Suppose however that we do possess ourselves of objective truth when in comparing two points of time we pronounce one prior, or posterior, to the other, that priority does entail something distinct from the objects to which it refers; admit an objective truth behind the relation of left and right: does this apply also to magnitudes, and is the relation exhibiting excess and deficiency also something distinct from the quantities involved?
Now one thing is double of another quite apart from our speech or thought; one thing possesses and another is possessed before we notice the fact; equals do not await our comparison but – and this applies to Quality as well as Quantity – rest upon an identity existing between the objects compared: in all the conditions in which we assert Relation the mutual relation exists over and above the objects; we perceive it as already existent; our knowledge is directed upon a thing, there to be known – a clear testimony to the reality of Relation.
In these circumstances we can no longer put the question of its existence.
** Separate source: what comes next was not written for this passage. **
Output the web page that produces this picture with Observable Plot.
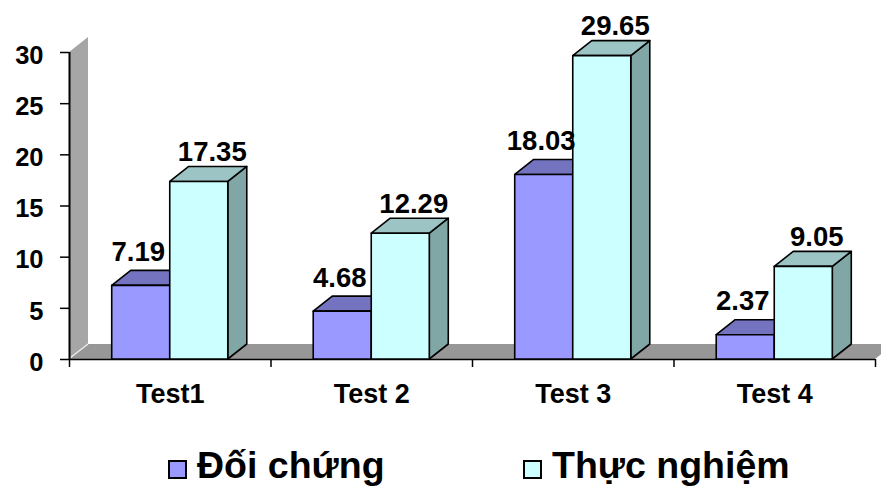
<!DOCTYPE html>
<html><head><meta charset="utf-8">
<script src="https://cdn.jsdelivr.net/npm/d3@7"></script>
<script src="https://cdn.jsdelivr.net/npm/@observablehq/plot@0.6"></script>
<style>
html,body{margin:0;padding:0;background:#fff;overflow:hidden;font-family:"Liberation Sans",Arial,sans-serif}
#legend{position:relative;width:881px;height:58px}
.sw{position:absolute;box-sizing:border-box;width:19px;height:19px;border:2px solid #000}
.lt{position:absolute;font-weight:bold;font-size:37.5px;line-height:37.5px;white-space:nowrap;color:#000}
</style></head>
<body><div id="chart"></div><div id="legend"></div>
<script>
const categories = ["Test1", "Test 2", "Test 3", "Test 4"];
const seriesNames = ["Đối chứng", "Thực nghiệm"];
const doiChung = [7.19, 4.68, 18.03, 2.37];
const thucNghiem = [17.35, 12.29, 29.65, 9.05];
const yTicks = [0, 5, 10, 15, 20, 25, 30];

const frontColors = ["#9999FF", "#CCFFFF"];
const topColors = ["#7373BF", "#9CC4C4"];
const sideColors = ["#6666AA", "#80A6A6"];
const wallColor = "#a6a6a6", floorColor = "#979797";

const DX = 19, DY = -15;   // 3D depth offset (pixels)
const W = 0.288;           // bar width as a fraction of a category slot

const rows = [];
categories.forEach((c, i) => {
  rows.push({cat: c, i, si: 0, value: doiChung[i]});
  rows.push({cat: c, i, si: 1, value: thucNghiem[i]});
});

function box3d(si) {
  const data = rows.filter(d => d.si === si);
  return Plot.rect(data, {
    x1: d => d.i + 0.5 + (si === 0 ? -W : 0),
    x2: d => d.i + 0.5 + (si === 0 ? 0 : W),
    y1: () => 0,
    y2: "value",
    render(index, scales, values) {
      const g = d3.create("svg:g").attr("stroke", "#000").attr("stroke-width", 1.6).attr("stroke-linejoin", "round");
      for (const k of index) {
        const xa = Math.min(values.x1[k], values.x2[k]), xb = Math.max(values.x1[k], values.x2[k]);
        const yt = Math.min(values.y1[k], values.y2[k]), yb = Math.max(values.y1[k], values.y2[k]);
        g.append("polygon").attr("fill", sideColors[si])
          .attr("points", [[xb, yt], [xb + DX, yt + DY], [xb + DX, yb + DY], [xb, yb]].join(" "));
        g.append("polygon").attr("fill", topColors[si])
          .attr("points", [[xa, yt], [xb, yt], [xb + DX, yt + DY], [xa + DX, yt + DY]].join(" "));
        g.append("rect").attr("fill", frontColors[si])
          .attr("x", xa).attr("y", yt).attr("width", xb - xa).attr("height", yb - yt);
      }
      return g.node();
    }
  });
}

const wall = Plot.ruleX([0], {
  y1: () => 0, y2: () => 30,
  render(index, scales, values) {
    const x = values.x[0], y1 = values.y1[0], y2 = values.y2[0];
    const g = d3.create("svg:g");
    g.append("polygon").attr("fill", wallColor)
      .attr("points", [[x, y1], [x, y2], [x + DX, y2 + DY], [x + DX, y1 + DY]].join(" "));
    return g.node();
  }
});

const floor = Plot.ruleY([0], {
  x1: () => 0, x2: () => categories.length,
  render(index, scales, values) {
    const y = values.y[0], x1 = values.x1[0], x2 = values.x2[0];
    const g = d3.create("svg:g");
    g.append("polygon").attr("fill", floorColor)
      .attr("points", [[x1, y], [x2, y], [x2 + DX, y + DY], [x1 + DX, y + DY]].join(" "));
    g.append("line").attr("stroke", "#eee").attr("stroke-width", 1.2)
      .attr("x1", x1 + 1).attr("y1", y - 1).attr("x2", x1 + DX).attr("y2", y + DY);
    return g.node();
  }
});

function labels(si, dx, dy) {
  return Plot.text(rows.filter(d => d.si === si), {
    x: d => d.i + 0.5 + (si === 0 ? -W / 2 : W / 2),
    y: "value",
    text: d => d.value.toFixed(2),
    dx, dy,
    lineAnchor: "bottom",
    fontSize: 27.5,
    fontWeight: "bold",
    fill: "#000"
  });
}

const chart = Plot.plot({
  width: 881,
  height: 430,
  marginLeft: 69,
  marginRight: 6,
  marginTop: 52,
  marginBottom: 71,
  style: {fontFamily: "'Liberation Sans', Arial, sans-serif", background: "#fff", color: "#000", fontWeight: "bold"},
  x: {type: "linear", domain: [0, categories.length], label: null},
  y: {domain: [0, 30], label: null},
  marks: [
    wall,
    floor,
    Plot.ruleX([0], {y1: () => 0, y2: () => 30, stroke: "#000", strokeWidth: 2}),
    Plot.ruleY([0], {x1: () => 0, x2: () => categories.length, stroke: "#000", strokeWidth: 1.6}),
    Plot.axisY({ticks: yTicks, tickSize: 9, tickFormat: () => "", strokeWidth: 1.5, label: null}),
    Plot.axisY({ticks: yTicks, tickSize: 0, tickPadding: 26, dy: 3, fontSize: 25.5, fontWeight: "bold", label: null}),
    Plot.axisX({ticks: d3.range(categories.length + 1), tickSize: 8, tickFormat: () => "", strokeWidth: 1.5, label: null}),
    Plot.axisX({ticks: categories.map((c, i) => i + 0.5), tickSize: 0, tickPadding: 24,
      tickFormat: d => categories[Math.floor(d)], fontSize: 27, fontWeight: "bold", label: null}),
    box3d(0),
    box3d(1),
    labels(0, -3, -25),
    labels(1, 13, -21)
  ]
});
document.getElementById("chart").appendChild(chart);

// legend
const legend = document.getElementById("legend");
const legendX = [168, 523];
seriesNames.forEach((name, si) => {
  const sw = document.createElement("div");
  sw.className = "sw";
  sw.style.left = legendX[si] + "px";
  sw.style.top = "30px";
  sw.style.background = frontColors[si];
  legend.appendChild(sw);
  const t = document.createElement("div");
  t.className = "lt";
  t.textContent = name;
  t.style.left = (legendX[si] + 29) + "px";
  t.style.top = "17px";
  legend.appendChild(t);
});
</script>
</body></html>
We have simply to distinguish: sometimes the relation subsists while the objects remain unaltered and even apart; sometimes it depends upon their combination; sometimes, while they remain unchanged, the relation utterly ceases, or, as happens with right and near, becomes different. These are the facts which chiefly account for the notion that Relation has no reality in such circumstances.
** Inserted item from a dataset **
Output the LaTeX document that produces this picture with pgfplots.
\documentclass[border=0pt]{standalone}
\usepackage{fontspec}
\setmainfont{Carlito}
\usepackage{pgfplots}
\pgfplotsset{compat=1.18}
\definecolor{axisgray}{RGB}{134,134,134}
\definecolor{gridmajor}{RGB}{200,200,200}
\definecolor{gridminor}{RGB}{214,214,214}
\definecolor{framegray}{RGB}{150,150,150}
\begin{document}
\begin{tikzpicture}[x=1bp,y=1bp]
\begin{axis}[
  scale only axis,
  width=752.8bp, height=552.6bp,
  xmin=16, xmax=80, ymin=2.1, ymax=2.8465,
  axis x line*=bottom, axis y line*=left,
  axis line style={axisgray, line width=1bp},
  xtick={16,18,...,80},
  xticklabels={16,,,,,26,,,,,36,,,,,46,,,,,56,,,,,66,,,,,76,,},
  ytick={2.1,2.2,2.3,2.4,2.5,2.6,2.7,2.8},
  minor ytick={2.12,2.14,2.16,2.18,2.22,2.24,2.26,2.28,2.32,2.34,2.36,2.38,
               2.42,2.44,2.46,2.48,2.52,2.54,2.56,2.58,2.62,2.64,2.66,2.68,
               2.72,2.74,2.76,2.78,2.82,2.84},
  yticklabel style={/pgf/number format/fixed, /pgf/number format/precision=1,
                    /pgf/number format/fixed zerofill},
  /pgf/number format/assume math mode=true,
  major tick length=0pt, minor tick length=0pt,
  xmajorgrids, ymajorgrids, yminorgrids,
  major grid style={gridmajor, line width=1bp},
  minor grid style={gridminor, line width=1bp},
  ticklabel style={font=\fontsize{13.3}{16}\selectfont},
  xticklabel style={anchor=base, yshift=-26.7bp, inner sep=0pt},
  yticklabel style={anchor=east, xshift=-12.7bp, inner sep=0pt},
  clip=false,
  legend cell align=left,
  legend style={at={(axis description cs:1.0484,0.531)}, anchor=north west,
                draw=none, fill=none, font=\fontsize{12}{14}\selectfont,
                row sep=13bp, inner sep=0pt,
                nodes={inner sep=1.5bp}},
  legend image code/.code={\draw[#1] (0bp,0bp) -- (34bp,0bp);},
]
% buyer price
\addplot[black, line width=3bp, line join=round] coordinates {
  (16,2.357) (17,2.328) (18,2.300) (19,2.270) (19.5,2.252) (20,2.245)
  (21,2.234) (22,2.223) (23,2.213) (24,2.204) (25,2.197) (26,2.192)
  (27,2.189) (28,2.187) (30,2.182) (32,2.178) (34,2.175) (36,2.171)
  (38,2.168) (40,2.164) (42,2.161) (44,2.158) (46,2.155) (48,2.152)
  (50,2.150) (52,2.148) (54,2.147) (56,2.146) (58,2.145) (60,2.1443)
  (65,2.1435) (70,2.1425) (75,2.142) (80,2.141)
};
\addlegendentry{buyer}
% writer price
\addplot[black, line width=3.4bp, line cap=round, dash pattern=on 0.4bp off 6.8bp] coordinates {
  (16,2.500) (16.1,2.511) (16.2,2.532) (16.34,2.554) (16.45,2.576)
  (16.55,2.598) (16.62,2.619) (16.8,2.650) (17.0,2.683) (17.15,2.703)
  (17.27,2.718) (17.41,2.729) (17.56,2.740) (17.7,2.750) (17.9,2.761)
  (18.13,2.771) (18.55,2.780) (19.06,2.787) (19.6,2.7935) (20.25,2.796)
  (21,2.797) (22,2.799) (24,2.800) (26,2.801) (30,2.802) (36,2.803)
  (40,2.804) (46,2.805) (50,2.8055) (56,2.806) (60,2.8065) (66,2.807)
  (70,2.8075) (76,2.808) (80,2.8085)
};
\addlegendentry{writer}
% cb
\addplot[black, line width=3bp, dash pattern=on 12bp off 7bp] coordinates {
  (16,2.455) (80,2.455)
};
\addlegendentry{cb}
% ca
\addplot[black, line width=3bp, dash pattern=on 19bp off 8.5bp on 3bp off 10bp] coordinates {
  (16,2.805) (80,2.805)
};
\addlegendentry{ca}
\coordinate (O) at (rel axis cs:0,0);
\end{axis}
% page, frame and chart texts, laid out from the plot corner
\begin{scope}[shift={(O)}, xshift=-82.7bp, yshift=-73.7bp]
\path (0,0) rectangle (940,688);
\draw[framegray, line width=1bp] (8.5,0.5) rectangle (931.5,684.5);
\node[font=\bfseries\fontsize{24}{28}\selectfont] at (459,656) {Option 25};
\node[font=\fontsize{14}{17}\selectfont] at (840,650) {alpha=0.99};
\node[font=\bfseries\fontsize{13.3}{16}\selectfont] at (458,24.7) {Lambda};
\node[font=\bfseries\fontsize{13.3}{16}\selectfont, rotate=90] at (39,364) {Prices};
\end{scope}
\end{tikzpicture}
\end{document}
Our task, thus, is to give full value to this elusive character of Relation, and, then to enquire what there is that is constant in all these particular cases and whether this constant is generic or accidental; and having found this constant, we must discover what sort of actuality it possesses.
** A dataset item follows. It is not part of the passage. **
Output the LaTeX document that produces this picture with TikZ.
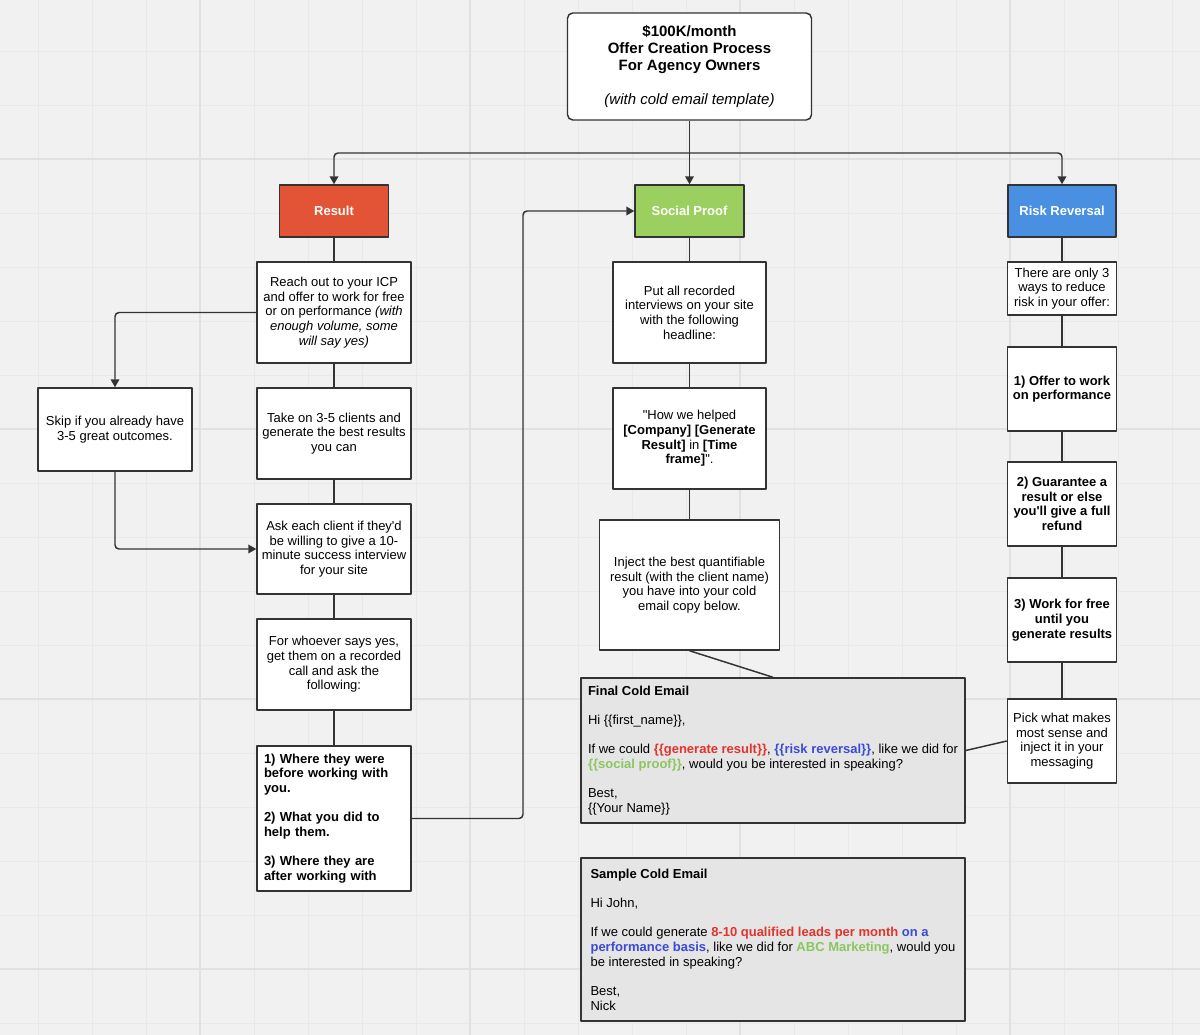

It need hardly be said that we are not to affirm Relation where one thing is simply an attribute of another, as a habit is an attribute of a soul or of a body; it is not Relation when a soul belongs to this individual or dwells in that body. Relation enters only when the actuality of the relationships is derived from no other source than Relation itself; the actuality must be, not that which is characteristic of the substances in question, but that which is specifically called relative. Thus double with its correlative, half gives actuality neither to two yards’ length or the number two, nor to one yard’s length or the number one; what happens is that, when these quantities are viewed in their relation, they are found to be not merely two and one respectively, but to produce the assertion and to exhibit the fact of standing one to the other in the condition of double and half. Out of the objects in a certain conjunction this condition of being double and half has issued as something distinct from either; double and half have emerged as correlatives, and their being is precisely this of mutual dependence; the double exists by its superiority over the half, and the half by its inferiority; there is no priority to distinguish double from half; they arise simultaneously.
It is another question whether they endure simultaneously. Take the case of father and son, and such relationships; the father dies, but the other is still his son, and so with brothers. Moreover, we see likeness where one of the like people is dead.